HELOCs are another popular choice since they allow you to borrow as much or as little money as you need up to the amount approved in your line of credit. HELOCs are similar to credit cards, except the balance is secured by using your home as collateral. This typically results in interest rates that are significantly lower than those that come with credit cards.
Finally, personal loans are another option for those who don’t want to tap into their home equity. Personal loans are unsecured, meaning that no collateral is necessary. However, they usually come with higher interest rates than VA cash-out refinances and often have much shorter repayment terms.
Is a VA cash-out refinance a good idea?
Whether or not a VA cash-out refinance is the right choice for you depends on your personal situation. If you have enough equity in your home and stable income, a VA cash-out refinance may be a good option compared to other loan types due to its relatively low-interest rate, lower fees and flexible terms.
However, it’s important to note that you’ll be taking on additional debt, so you’ll want to make sure you can comfortably afford potentially higher monthly mortgage payments. You should also consider any additional costs associated with mortgage loan refinancing, such as lender fees, third-party fees and the VA funding fee.
Summary of Money’s guide to VA cash-out refinance
Available exclusively to veterans, active duty service members and eligible surviving spouses, VA cash-out refinances can be a strategic financial move for eligible borrowers looking to access their home equity.
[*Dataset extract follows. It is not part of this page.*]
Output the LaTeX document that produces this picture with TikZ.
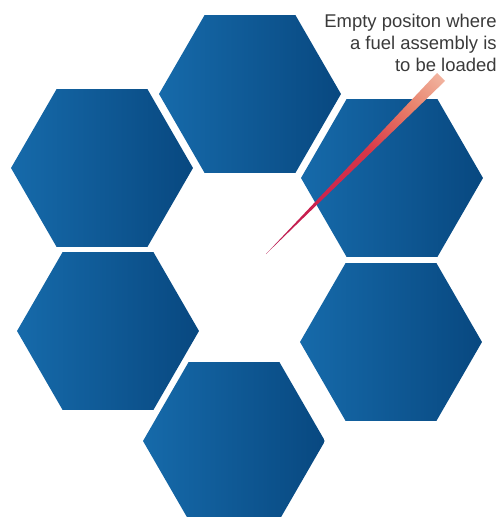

By understanding the guidelines, benefits, application process and alternatives, you can make an informed decision that aligns with your financial goals.
Whether you’re looking to consolidate your debt, fund home improvements or seize investment opportunities, a VA cash-out refinance can unlock the potential of your home’s equity in a way that suits your needs and aspirations. As with any loan, potential costs and increased monthly payments should be weighed against the benefits of using a VA cash-out refinance before making a final decision.